### Written request
Images are not part of the copy; write out the rest of the data exactly as given.

### Material provided
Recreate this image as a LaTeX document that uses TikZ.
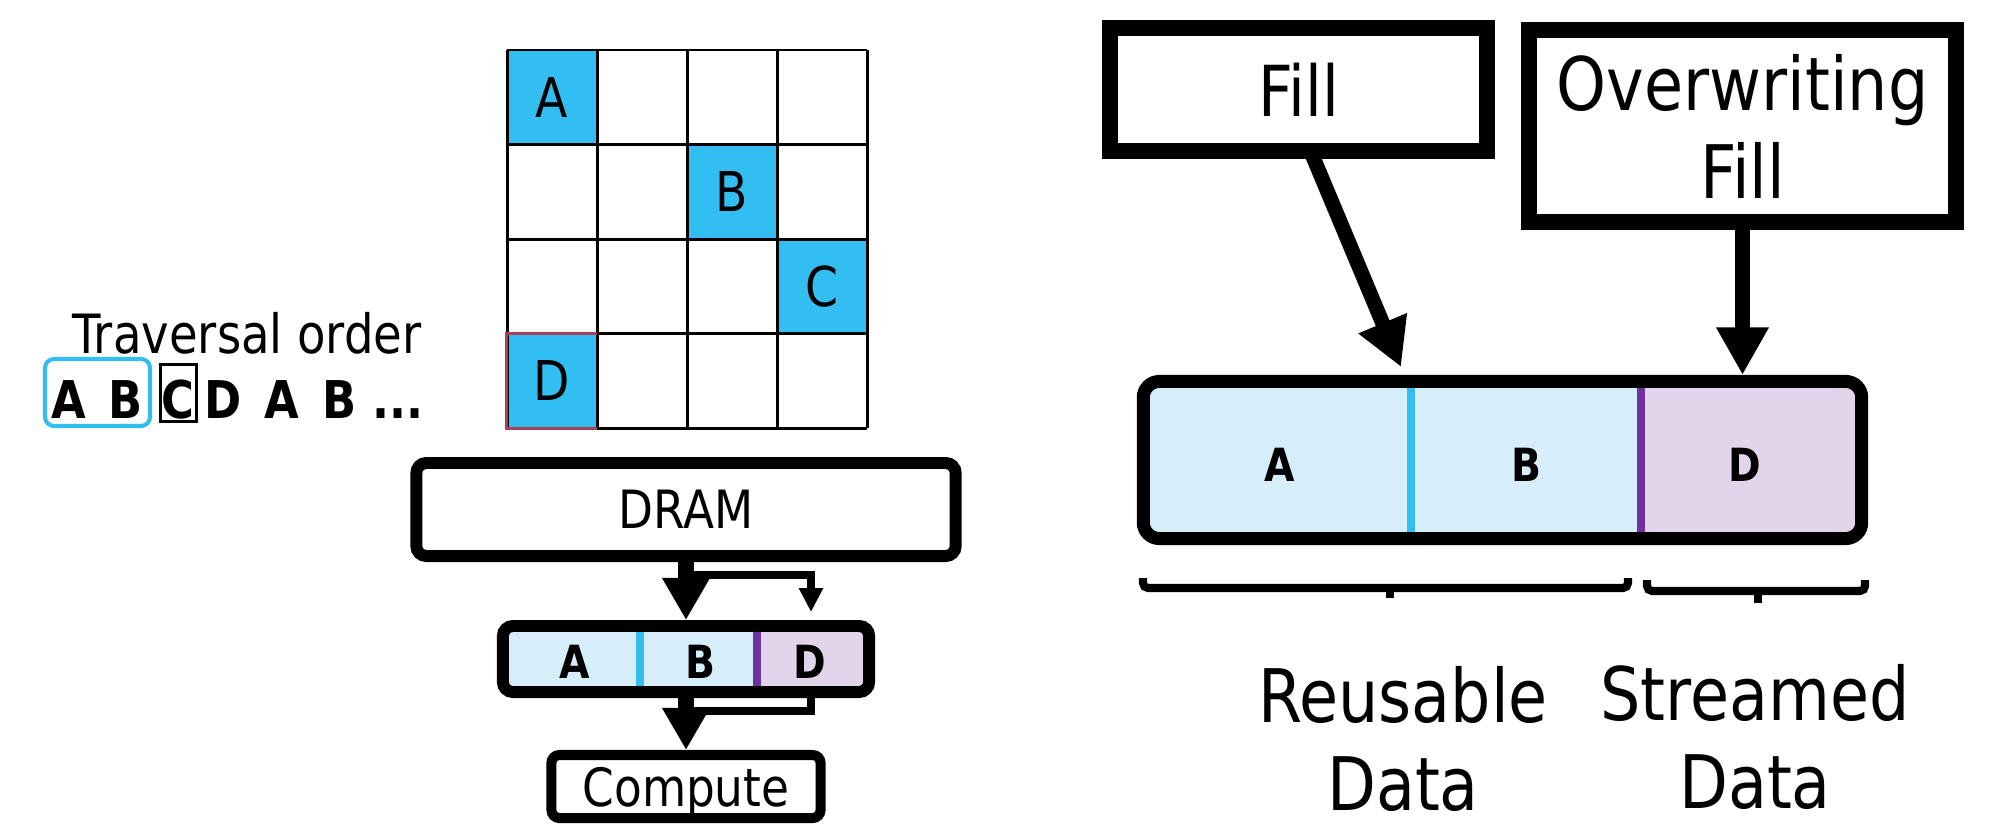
\documentclass[tikz,border=0pt]{standalone}
\usepackage{fontspec}
\setmainfont[FakeStretch=0.86]{DejaVu Sans}
\usepackage{xcolor}
\usepackage{tikz}
\usetikzlibrary{arrows.meta}
\usetikzlibrary{calc}
\definecolor{tilecyan}{RGB}{50,190,240}
\definecolor{reusefill}{RGB}{214,238,250}
\definecolor{streamfill}{RGB}{226,213,235}
\definecolor{streamline}{RGB}{112,48,160}
\definecolor{tileedge}{RGB}{165,65,85}
\tikzset{
  gridline/.style={line width=0.85pt},
  tile/.style={fill=tilecyan, minimum width=0.9cm, minimum height=0.945cm, inner sep=0pt, outer sep=0pt, font=\fontsize{15.6}{18}\selectfont},
  seqletter/.style={anchor=base, inner sep=0pt, font=\fontsize{14.8}{18}\selectfont\bfseries},
  midtext/.style={inner sep=0pt, font=\fontsize{15}{18}\selectfont},
  memblock/.style={draw, line width=3.4pt, rounded corners=1mm, inner sep=0pt},
  fillblock/.style={draw, line width=4.5pt, inner sep=0pt, align=center, font=\fontsize{21}{25}\selectfont},
  slotletter/.style={inner sep=0pt, font=\fontsize{13}{15}\selectfont\bfseries},
  bigarrow/.style={line width=4.3pt, -{Triangle[length=12pt, width=12.8pt]}},
  thinarrow/.style={line width=2pt, -{Triangle[length=6.8pt, width=6.5pt]}},
  fillarrow/.style={line width=4.2pt, -{Triangle[length=13.5pt, width=14pt]}},
  bracket/.style={line width=2.3pt, rounded corners=0.5mm},
}
\begin{document}
\begin{tikzpicture}[x=0.01cm, y=-0.01cm]
\useasboundingbox (0,0) rectangle (1991,827);
\node[tile] (tileA) at (552,97.25) {A};
\node[tile] (tileB) at (732,191.75) {B};
\node[tile] (tileC) at (822,286.25) {C};
\node[tile] (tileD) at (552,380.75) {D};
\foreach \i in {0,...,4} {
  \draw[gridline] (507+\i*90,50) -- (507+\i*90,428);
  \draw[gridline] (507,50+\i*94.5) -- (867,50+\i*94.5);
}
\draw[gridline, tileedge] (tileD.north east) -- (tileD.north west) -- (tileD.south west) -- (tileD.south east);

\node[anchor=base, inner sep=0pt, font=\fontsize{15.4}{18}\selectfont] (order) at (247,353) {Traversal order};
\node[seqletter] (seqA) at (69,418) {A};
\node[seqletter] (seqB) at (126,418) {B};
\node[seqletter] (seqC) at (178,418) {C};
\node[seqletter] (seqD) at (223,418) {D};
\node[seqletter] (seqA2) at (282,418) {A};
\node[seqletter] (seqB2) at (340,418) {B};
\node[seqletter] (seqDots) at (398,418) {...};
\draw[tilecyan, line width=1.15pt, rounded corners=0.9mm] (45,359) rectangle (150,426);
\draw[line width=0.85pt] (160.5,364.5) rectangle (196.5,421.5);

\node[memblock, midtext, minimum width=5.39cm, minimum height=0.93cm] (dram) at (686,509.5) {DRAM};
\fill[reusefill] (503,626) rectangle (757,692);
\fill[streamfill] (757,626) rectangle (869,692);
\draw[tilecyan, line width=2.2pt] (640,626) -- (640,692);
\draw[streamline, line width=2.2pt] (757,626) -- (757,692);
\node[memblock, minimum width=3.66cm, minimum height=0.66cm] (cache) at (686,659) {};
\node[slotletter] (cacheA) at (575,662) {A};
\node[slotletter] (cacheB) at (700,662) {B};
\node[slotletter] (cacheD) at (810,662) {D};
\node[memblock, midtext, line width=2.85pt, rounded corners=0.8mm, minimum width=2.69cm, minimum height=0.63cm, text depth=0pt] (compute) at (686,786.5) {Compute};
\coordinate (split) at (686,575);
\coordinate (slotIn) at (811,612);
\coordinate (merge) at (686,711);
\draw[bigarrow] (dram) -- (cache);
\draw[thinarrow] (split) -| (slotIn);
\draw[bigarrow] (cache) -- (compute);
\draw[line width=2pt] (cache.south -| slotIn) |- (merge);

\node[fillblock, font=\fontsize{20}{25}\selectfont, minimum width=3.77cm, minimum height=1.23cm] (fill) at (1298.5,89.5) {Fill};
\node[fillblock, minimum width=4.27cm, minimum height=1.92cm] (overwrite) at (1742.5,126) {Overwriting\\Fill};
\fill[reusefill] (1145.5,383.5) rectangle (1641,536.5);
\fill[streamfill] (1641,383.5) rectangle (1859.5,536.5);
\draw[tilecyan, line width=2.4pt] (1411,381.5) -- (1411,538.5);
\draw[streamline, line width=2.2pt] (1641,381.5) -- (1641,538.5);
\node[memblock, line width=3.7pt, rounded corners=1.6mm, minimum width=7.18cm, minimum height=1.57cm] (buffer) at (1502.5,460) {};
\node[slotletter] (bufA) at (1280,465) {A};
\node[slotletter] (bufB) at (1526,465) {B};
\node[slotletter] (bufD) at (1745,465) {D};
\coordinate (reuseIn) at (1401,367);
\draw[fillarrow] ($(fill.south)+(12,-8)$) -- (reuseIn);
\draw[fillarrow] (overwrite) -- (overwrite |- buffer.north);

\draw[bracket] (1143,578) -- (1143,588) -- (1628,588) -- (1628,578);
\draw[bracket] (1390,588) -- (1390,598);
\draw[bracket] (1647,580) -- (1647,591) -- (1865,591) -- (1865,580);
\draw[bracket] (1758,591) -- (1758,603);
\node[anchor=north, inner sep=0pt, align=center, font=\fontsize{21}{25}\selectfont] (reusable) at (1403,666) {Reusable\\Data};
\node[anchor=north, inner sep=0pt, align=center, font=\fontsize{21}{25}\selectfont] (streamed) at (1755,664) {Streamed\\Data};
\end{tikzpicture}
\end{document}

### Correct output
Recreate this image as a LaTeX document that uses TikZ.
\documentclass[tikz,border=0pt]{standalone}
\usepackage{fontspec}
\setmainfont[FakeStretch=0.86]{DejaVu Sans}
\usepackage{xcolor}
\usepackage{tikz}
\usetikzlibrary{arrows.meta}
\usetikzlibrary{calc}
\definecolor{tilecyan}{RGB}{50,190,240}
\definecolor{reusefill}{RGB}{214,238,250}
\definecolor{streamfill}{RGB}{226,213,235}
\definecolor{streamline}{RGB}{112,48,160}
\definecolor{tileedge}{RGB}{165,65,85}
\tikzset{
  gridline/.style={line width=0.85pt},
  tile/.style={fill=tilecyan, minimum width=0.9cm, minimum height=0.945cm, inner sep=0pt, outer sep=0pt, font=\fontsize{15.6}{18}\selectfont},
  seqletter/.style={anchor=base, inner sep=0pt, font=\fontsize{14.8}{18}\selectfont\bfseries},
  midtext/.style={inner sep=0pt, font=\fontsize{15}{18}\selectfont},
  memblock/.style={draw, line width=3.4pt, rounded corners=1mm, inner sep=0pt},
  fillblock/.style={draw, line width=4.5pt, inner sep=0pt, align=center, font=\fontsize{21}{25}\selectfont},
  slotletter/.style={inner sep=0pt, font=\fontsize{13}{15}\selectfont\bfseries},
  bigarrow/.style={line width=4.3pt, -{Triangle[length=12pt, width=12.8pt]}},
  thinarrow/.style={line width=2pt, -{Triangle[length=6.8pt, width=6.5pt]}},
  fillarrow/.style={line width=4.2pt, -{Triangle[length=13.5pt, width=14pt]}},
  bracket/.style={line width=2.3pt, rounded corners=0.5mm},
}
\begin{document}
\begin{tikzpicture}[x=0.01cm, y=-0.01cm]
\useasboundingbox (0,0) rectangle (1991,827);
\node[tile] (tileA) at (552,97.25) {A};
\node[tile] (tileB) at (732,191.75) {B};
\node[tile] (tileC) at (822,286.25) {C};
\node[tile] (tileD) at (552,380.75) {D};
\foreach \i in {0,...,4} {
  \draw[gridline] (507+\i*90,50) -- (507+\i*90,428);
  \draw[gridline] (507,50+\i*94.5) -- (867,50+\i*94.5);
}
\draw[gridline, tileedge] (tileD.north east) -- (tileD.north west) -- (tileD.south west) -- (tileD.south east);

\node[anchor=base, inner sep=0pt, font=\fontsize{15.4}{18}\selectfont] (order) at (247,353) {Traversal order};
\node[seqletter] (seqA) at (69,418) {A};
\node[seqletter] (seqB) at (126,418) {B};
\node[seqletter] (seqC) at (178,418) {C};
\node[seqletter] (seqD) at (223,418) {D};
\node[seqletter] (seqA2) at (282,418) {A};
\node[seqletter] (seqB2) at (340,418) {B};
\node[seqletter] (seqDots) at (398,418) {...};
\draw[tilecyan, line width=1.15pt, rounded corners=0.9mm] (45,359) rectangle (150,426);
\draw[line width=0.85pt] (160.5,364.5) rectangle (196.5,421.5);

\node[memblock, midtext, minimum width=5.39cm, minimum height=0.93cm] (dram) at (686,509.5) {DRAM};
\fill[reusefill] (503,626) rectangle (757,692);
\fill[streamfill] (757,626) rectangle (869,692);
\draw[tilecyan, line width=2.2pt] (640,626) -- (640,692);
\draw[streamline, line width=2.2pt] (757,626) -- (757,692);
\node[memblock, minimum width=3.66cm, minimum height=0.66cm] (cache) at (686,659) {};
\node[slotletter] (cacheA) at (575,662) {A};
\node[slotletter] (cacheB) at (700,662) {B};
\node[slotletter] (cacheD) at (810,662) {D};
\node[memblock, midtext, line width=2.85pt, rounded corners=0.8mm, minimum width=2.69cm, minimum height=0.63cm, text depth=0pt] (compute) at (686,786.5) {Compute};
\coordinate (split) at (686,575);
\coordinate (slotIn) at (811,612);
\coordinate (merge) at (686,711);
\draw[bigarrow] (dram) -- (cache);
\draw[thinarrow] (split) -| (slotIn);
\draw[bigarrow] (cache) -- (compute);
\draw[line width=2pt] (cache.south -| slotIn) |- (merge);

\node[fillblock, font=\fontsize{20}{25}\selectfont, minimum width=3.77cm, minimum height=1.23cm] (fill) at (1298.5,89.5) {Fill};
\node[fillblock, minimum width=4.27cm, minimum height=1.92cm] (overwrite) at (1742.5,126) {Overwriting\\Fill};
\fill[reusefill] (1145.5,383.5) rectangle (1641,536.5);
\fill[streamfill] (1641,383.5) rectangle (1859.5,536.5);
\draw[tilecyan, line width=2.4pt] (1411,381.5) -- (1411,538.5);
\draw[streamline, line width=2.2pt] (1641,381.5) -- (1641,538.5);
\node[memblock, line width=3.7pt, rounded corners=1.6mm, minimum width=7.18cm, minimum height=1.57cm] (buffer) at (1502.5,460) {};
\node[slotletter] (bufA) at (1280,465) {A};
\node[slotletter] (bufB) at (1526,465) {B};
\node[slotletter] (bufD) at (1745,465) {D};
\coordinate (reuseIn) at (1401,367);
\draw[fillarrow] ($(fill.south)+(12,-8)$) -- (reuseIn);
\draw[fillarrow] (overwrite) -- (overwrite |- buffer.north);

\draw[bracket] (1143,578) -- (1143,588) -- (1628,588) -- (1628,578);
\draw[bracket] (1390,588) -- (1390,598);
\draw[bracket] (1647,580) -- (1647,591) -- (1865,591) -- (1865,580);
\draw[bracket] (1758,591) -- (1758,603);
\node[anchor=north, inner sep=0pt, align=center, font=\fontsize{21}{25}\selectfont] (reusable) at (1403,666) {Reusable\\Data};
\node[anchor=north, inner sep=0pt, align=center, font=\fontsize{21}{25}\selectfont] (streamed) at (1755,664) {Streamed\\Data};
\end{tikzpicture}
\end{document}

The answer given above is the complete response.